Abstract
We evaluate the performance of the most common estimators of latent Markov (LM) models with covariates in the presence of direct effects of the covariates on the indicators of the LM model. In LM modeling it is common practice not to model such direct effects, ignoring the consequences that might have on the overall model fit and the parameters of interest. However, in the general literature about latent variable modeling it is well known that unmodeled direct effects can severely bias the parameter estimates of the model at hand. We evaluate how the presence of direct effects influences the bias and efficiency of the 3 most common estimators of LM models, the 1-step, 2-step, and 3-step approaches.
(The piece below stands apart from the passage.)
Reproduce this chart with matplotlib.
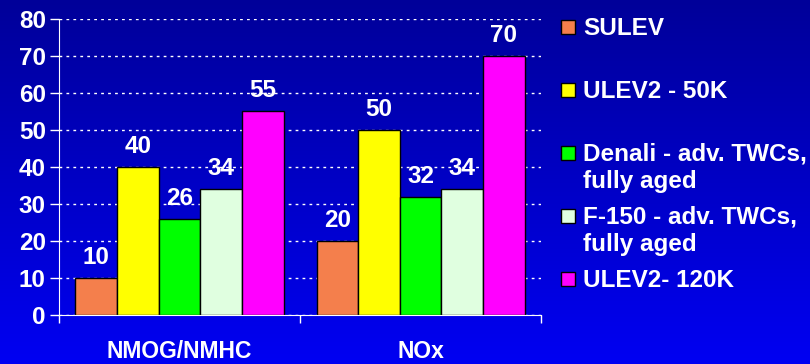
import matplotlib
matplotlib.use("Agg")
import matplotlib.pyplot as plt
import numpy as np
from matplotlib.patches import Rectangle

# dados
categorias = ["NMOG/NMHC", "NOx"]
series = ["SULEV", "ULEV2 - 50K", "Denali - adv. TWCs,\nfully aged",
          "F-150 - adv. TWCs,\nfully aged", "ULEV2- 120K"]
valores = [[10, 20],
           [40, 50],
           [26, 32],
           [34, 34],
           [55, 70]]
cores = ["#F47F4C", "#FFFF00", "#00FF00", "#E0FFE0", "#FF00FF"]
yticks = [0, 10, 20, 30, 40, 50, 60, 70, 80]

plt.rcParams["font.family"] = ["Liberation Sans", "DejaVu Sans"]
plt.rcParams["font.weight"] = "bold"

fig = plt.figure(figsize=(8.1, 3.64), dpi=100)

# fundo em gradiente azul
bg = fig.add_axes([0, 0, 1, 1], zorder=-10)
grad = np.zeros((256, 1, 3))
grad[:, 0, 2] = np.linspace(0.60, 0.95, 256)
bg.imshow(grad, aspect="auto", extent=[0, 1, 0, 1], origin="upper")
bg.axis("off")

ax = fig.add_axes([0.0728, 0.1346, 0.5952, 0.8134])
ax.patch.set_alpha(0)

x = np.arange(len(categorias))
w = 0.1726
for i, (nome, vals, cor) in enumerate(zip(series, valores, cores)):
    pos = x + (i - 2) * w
    barras = ax.bar(pos, vals, width=w, color=cor, edgecolor="black",
                    linewidth=1.0, zorder=3)
    for b, v in zip(barras, vals):
        ax.annotate(str(v), (b.get_x() + b.get_width() / 2, v),
                    xytext=(0, 6.5), textcoords="offset points",
                    ha="center", va="bottom", color="white",
                    fontsize=17.5, fontweight="bold")

ax.set_xlim(-0.5, 1.5)
ax.set_ylim(0, 80)
ax.set_yticks(yticks)
ax.set_xticks(x)
ax.set_xticklabels(categorias)
ax.set_xticks([-0.5, 0.5, 1.5], minor=True)

ax.tick_params(axis="y", colors="white", labelsize=17.5, length=6.5,
               width=1, direction="out", pad=3)
ax.tick_params(axis="x", which="major", colors="white", labelsize=16.5,
               length=0, pad=18)
ax.tick_params(axis="x", which="minor", colors="white", length=6,
               width=1, direction="out")
for lbl in ax.get_yticklabels() + ax.get_xticklabels():
    lbl.set_fontweight("bold")

for lado in ["top", "right"]:
    ax.spines[lado].set_visible(False)
ax.spines["left"].set_color("white")
ax.spines["bottom"].set_color("white")
ax.spines["bottom"].set_zorder(5)

ax.yaxis.grid(True, color="white", linestyle=(0, (2, 3)), linewidth=1)
ax.set_axisbelow(True)

# legenda manual
y0 = 1 - 27 / 364
passo = 63 / 364
for i, (nome, cor) in enumerate(zip(series, cores)):
    yy = y0 - i * passo
    fig.patches.append(Rectangle((561 / 810, yy - 7 / 364), 14 / 810, 14 / 364,
                                 transform=fig.transFigure, facecolor=cor,
                                 edgecolor="black", linewidth=1))
    fig.text(583 / 810, yy + 10 / 364, nome, color="white", fontsize=17.5,
             fontweight="bold", va="top", ha="left", linespacing=1.25)

fig.savefig("out.png", dpi=100)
Furthermore, we propose amendments (that were thus far not used in the context of LM modeling) to the 2- and 3-step approaches that make it possible to account for direct effects and eliminate bias as a consequence. This is done by modeling the (possible) direct effects in the first step of the stepwise estimation procedures. We evaluate the proposed estimators through an extensive simulation study, and illustrate them via a real data application. Our results show, first, that the augmented 2-step and 3-step approaches are unbiased and efficient estimators of LM models with direct effects. Second, ignoring the direct effects leads to biased estimates with all existing estimators, the 1-step approach being the most sensitive.
Notes
1 In principle, both modal and proportional assignment rules can be used. Yet, proportional assignment could become infeasible with larger number of time points, as nonzero weights are allocated to all possible latent state patterns of each observation.
2 A larger number of states was also tried, but in all cases we observed that a number approximately twice as large as the number of states in the latent variable of interest was enough to approximate the distribution of the noise.